De onderhavige zaak betreft naar het oordeel van de kantonrechter een voor wat betreft de omvang en complexiteit ervan beperkt en overzichtelijk deelgeschil. Het aan het deelgeschil bestede en opgegeven aantal uren is daarmee naar het oordeel van de kantonrechter in overeenstemming. Ondanks dat een onderbouwing in de vorm van een urenspecificatie ontbreekt, zullen de met de opstelling van het verzoekschrift en de verdere behandeling van de zaak gemoeide, redelijke kosten als bedoeld in artikel 6:96 lid 2 BW worden begroot overeenkomstig het verzochte bedrag, en met inachtneming van de causale verdeling, derhalve op 90% van € 1.923,90 te vermeerderen met het griffierecht van € 223,00.

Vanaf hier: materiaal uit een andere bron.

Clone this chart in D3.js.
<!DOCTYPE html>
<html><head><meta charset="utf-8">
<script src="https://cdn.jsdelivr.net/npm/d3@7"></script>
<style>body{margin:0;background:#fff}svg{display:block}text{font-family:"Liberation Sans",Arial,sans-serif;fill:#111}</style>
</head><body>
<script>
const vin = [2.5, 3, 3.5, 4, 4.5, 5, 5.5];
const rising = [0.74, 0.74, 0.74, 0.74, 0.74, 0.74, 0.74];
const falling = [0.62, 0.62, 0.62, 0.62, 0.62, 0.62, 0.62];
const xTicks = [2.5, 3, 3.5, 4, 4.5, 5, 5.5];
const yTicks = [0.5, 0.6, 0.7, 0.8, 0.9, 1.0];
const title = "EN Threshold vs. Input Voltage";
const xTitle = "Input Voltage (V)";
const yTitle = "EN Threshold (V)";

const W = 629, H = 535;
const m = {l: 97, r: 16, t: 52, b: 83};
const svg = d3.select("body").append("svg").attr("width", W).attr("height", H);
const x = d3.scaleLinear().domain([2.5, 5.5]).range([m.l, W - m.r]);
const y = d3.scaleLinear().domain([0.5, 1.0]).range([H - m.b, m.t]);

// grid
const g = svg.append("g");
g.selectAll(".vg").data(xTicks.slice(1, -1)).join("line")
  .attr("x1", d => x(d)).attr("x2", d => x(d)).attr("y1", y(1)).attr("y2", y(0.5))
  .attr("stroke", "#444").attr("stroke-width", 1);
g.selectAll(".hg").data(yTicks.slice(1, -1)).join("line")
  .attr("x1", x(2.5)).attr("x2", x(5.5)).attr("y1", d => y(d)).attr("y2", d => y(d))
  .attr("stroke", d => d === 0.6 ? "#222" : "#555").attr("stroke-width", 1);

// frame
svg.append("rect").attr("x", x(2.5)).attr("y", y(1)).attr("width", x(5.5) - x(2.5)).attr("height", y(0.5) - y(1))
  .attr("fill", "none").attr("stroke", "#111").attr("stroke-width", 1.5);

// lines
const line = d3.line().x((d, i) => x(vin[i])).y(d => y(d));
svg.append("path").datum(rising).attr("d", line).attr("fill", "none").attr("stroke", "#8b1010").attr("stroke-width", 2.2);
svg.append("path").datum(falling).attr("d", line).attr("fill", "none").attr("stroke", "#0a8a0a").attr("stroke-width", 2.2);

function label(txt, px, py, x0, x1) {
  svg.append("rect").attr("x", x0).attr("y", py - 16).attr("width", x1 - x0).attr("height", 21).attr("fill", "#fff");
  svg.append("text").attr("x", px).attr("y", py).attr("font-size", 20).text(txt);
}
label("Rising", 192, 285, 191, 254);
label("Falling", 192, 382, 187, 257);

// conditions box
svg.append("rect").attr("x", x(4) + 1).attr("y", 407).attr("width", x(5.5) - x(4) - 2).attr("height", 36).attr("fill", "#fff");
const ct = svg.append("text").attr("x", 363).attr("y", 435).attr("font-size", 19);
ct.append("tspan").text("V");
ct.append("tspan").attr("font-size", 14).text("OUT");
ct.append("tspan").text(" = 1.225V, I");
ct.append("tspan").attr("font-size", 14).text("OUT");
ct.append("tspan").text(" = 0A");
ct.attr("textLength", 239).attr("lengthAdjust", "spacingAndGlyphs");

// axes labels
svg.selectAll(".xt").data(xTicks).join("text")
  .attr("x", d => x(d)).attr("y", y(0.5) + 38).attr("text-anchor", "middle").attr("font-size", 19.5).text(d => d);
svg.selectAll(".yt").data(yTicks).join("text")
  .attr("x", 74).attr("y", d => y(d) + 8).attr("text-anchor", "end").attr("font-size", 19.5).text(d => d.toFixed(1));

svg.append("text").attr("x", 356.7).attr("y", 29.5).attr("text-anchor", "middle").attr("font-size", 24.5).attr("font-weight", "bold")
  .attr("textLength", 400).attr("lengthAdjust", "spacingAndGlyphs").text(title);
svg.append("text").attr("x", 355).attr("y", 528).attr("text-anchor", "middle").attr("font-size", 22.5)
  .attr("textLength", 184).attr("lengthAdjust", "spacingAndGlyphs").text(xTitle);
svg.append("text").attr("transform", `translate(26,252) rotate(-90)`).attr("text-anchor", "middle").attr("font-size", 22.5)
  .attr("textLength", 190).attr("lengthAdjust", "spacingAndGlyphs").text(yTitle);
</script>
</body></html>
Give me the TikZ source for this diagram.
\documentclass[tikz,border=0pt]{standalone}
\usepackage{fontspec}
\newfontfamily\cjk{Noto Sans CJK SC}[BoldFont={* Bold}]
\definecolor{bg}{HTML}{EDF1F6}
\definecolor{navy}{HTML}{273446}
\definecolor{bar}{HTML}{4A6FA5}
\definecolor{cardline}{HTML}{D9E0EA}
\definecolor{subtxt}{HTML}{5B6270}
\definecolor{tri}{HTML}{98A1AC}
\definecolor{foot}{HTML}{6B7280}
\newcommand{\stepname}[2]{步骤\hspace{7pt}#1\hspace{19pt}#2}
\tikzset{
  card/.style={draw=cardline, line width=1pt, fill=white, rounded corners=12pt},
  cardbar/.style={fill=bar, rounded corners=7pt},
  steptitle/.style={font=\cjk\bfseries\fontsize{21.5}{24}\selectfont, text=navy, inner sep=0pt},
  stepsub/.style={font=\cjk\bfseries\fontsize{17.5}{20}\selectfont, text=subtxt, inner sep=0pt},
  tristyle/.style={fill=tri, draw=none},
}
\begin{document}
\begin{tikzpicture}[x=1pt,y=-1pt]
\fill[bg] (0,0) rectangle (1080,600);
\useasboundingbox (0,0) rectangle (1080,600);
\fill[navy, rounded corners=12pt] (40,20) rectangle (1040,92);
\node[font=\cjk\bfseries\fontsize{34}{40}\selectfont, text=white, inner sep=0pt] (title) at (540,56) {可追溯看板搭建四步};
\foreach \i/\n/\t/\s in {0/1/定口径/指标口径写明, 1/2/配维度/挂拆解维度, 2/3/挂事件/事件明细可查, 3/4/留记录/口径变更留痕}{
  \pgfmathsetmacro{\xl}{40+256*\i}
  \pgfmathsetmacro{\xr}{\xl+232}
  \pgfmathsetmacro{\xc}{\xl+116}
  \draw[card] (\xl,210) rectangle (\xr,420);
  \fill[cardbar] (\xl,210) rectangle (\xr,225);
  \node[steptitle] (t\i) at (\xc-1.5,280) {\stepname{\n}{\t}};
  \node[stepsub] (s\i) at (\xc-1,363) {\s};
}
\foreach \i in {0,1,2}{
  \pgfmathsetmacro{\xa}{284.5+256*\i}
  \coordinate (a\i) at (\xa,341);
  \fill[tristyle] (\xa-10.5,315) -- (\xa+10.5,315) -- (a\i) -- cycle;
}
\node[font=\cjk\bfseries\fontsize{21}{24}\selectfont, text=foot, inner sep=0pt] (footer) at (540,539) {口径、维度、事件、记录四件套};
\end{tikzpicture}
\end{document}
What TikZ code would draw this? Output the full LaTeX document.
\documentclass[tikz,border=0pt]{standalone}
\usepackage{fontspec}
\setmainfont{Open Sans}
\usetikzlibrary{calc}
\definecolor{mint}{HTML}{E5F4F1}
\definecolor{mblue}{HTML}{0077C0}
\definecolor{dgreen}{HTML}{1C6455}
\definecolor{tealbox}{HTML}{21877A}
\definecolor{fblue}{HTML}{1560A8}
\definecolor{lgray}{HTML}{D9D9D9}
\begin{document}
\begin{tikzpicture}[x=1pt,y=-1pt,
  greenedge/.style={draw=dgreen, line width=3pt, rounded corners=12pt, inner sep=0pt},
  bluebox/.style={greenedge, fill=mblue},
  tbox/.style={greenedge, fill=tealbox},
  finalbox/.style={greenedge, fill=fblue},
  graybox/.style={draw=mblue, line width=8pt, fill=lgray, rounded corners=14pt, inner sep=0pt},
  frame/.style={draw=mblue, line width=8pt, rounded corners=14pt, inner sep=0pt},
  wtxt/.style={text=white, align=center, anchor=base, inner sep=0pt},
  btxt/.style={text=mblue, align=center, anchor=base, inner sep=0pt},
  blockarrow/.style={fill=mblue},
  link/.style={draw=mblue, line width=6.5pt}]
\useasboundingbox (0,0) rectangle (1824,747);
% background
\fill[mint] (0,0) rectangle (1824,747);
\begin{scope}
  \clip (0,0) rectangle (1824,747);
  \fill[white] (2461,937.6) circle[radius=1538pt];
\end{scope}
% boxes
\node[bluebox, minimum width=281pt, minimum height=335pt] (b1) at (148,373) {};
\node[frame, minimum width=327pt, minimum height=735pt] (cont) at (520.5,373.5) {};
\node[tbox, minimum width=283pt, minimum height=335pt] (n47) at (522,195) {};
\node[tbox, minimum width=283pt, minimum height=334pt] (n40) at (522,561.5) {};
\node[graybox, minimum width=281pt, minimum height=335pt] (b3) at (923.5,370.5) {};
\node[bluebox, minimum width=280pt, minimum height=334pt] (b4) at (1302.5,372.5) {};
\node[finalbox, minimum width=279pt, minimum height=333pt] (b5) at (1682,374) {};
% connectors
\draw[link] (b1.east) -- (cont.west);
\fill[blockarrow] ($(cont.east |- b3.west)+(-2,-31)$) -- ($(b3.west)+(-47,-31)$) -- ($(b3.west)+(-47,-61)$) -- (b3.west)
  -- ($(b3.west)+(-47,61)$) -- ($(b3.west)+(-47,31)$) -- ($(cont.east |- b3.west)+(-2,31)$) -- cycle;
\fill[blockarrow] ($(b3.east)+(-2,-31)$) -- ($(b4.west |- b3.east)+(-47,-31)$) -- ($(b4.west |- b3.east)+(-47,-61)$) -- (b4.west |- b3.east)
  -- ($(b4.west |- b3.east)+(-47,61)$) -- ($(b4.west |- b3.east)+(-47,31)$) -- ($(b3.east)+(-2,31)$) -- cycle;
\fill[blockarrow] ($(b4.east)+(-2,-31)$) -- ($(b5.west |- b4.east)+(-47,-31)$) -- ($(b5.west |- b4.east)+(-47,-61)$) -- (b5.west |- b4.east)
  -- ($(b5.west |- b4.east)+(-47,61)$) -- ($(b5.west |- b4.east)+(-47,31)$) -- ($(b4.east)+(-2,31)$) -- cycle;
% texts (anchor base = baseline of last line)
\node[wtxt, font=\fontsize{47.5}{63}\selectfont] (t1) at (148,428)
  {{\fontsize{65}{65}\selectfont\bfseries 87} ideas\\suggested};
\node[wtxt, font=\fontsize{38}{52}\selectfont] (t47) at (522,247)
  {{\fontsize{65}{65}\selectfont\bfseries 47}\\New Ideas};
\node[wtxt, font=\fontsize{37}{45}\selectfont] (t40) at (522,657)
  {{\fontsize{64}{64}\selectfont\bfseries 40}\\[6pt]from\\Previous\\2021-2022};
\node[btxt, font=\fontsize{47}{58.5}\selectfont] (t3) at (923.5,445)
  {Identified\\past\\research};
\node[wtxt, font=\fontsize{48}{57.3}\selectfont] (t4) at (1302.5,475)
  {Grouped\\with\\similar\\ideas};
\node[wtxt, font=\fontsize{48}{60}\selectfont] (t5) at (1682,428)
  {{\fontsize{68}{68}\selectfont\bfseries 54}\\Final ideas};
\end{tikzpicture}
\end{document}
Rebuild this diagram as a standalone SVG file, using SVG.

[verweerder] zal dus tot betaling van € 1.932,21 aan [verzoekster] worden veroordeeld.
4.12.
In een kostenveroordeling als door [verweerder] in zijn verweerschrift verzocht, voorziet de Wet deelgeschilprocedure voor letsel- en overlijdensschade (in artikel 1019aa Rv) niet. Op grond van artikel 1019aa eerste lid Rv begroot de rechter slechts de kosten aan de zijde van de persoon die schade door dood of letsel lijdt. Het verzoek van [verweerder] zal de kantonrechter dus afwijzen.

5.De beslissing

De kantonrechter:
5.1.
verklaart voor recht dat [verweerder] aansprakelijk is voor 90% van de schade van [verzoekster] als gevolg van het haar op 10 augustus 2014 overkomen ongeval;
5.2.
veroordeelt [verweerder] tot betaling aan [verzoekster] van een voorschot op de schade van een bedrag van € 1.500,00;
5.3.
begroot de kosten van het deelgeschil op € 1.932,21 en veroordeelt [verweerder] tot betaling daarvan aan [verzoekster] ;
5.4.
wijst het meer of anders verzochte af;
5.5.
wijst de door [verweerder] verzochte kostenveroordeling af.
Deze beschikking is gegeven door mr. P. Dondorp en in tegenwoordigheid van mr. M.A. Rademaker, griffier, in het openbaar uitgesproken op 20 april 2016.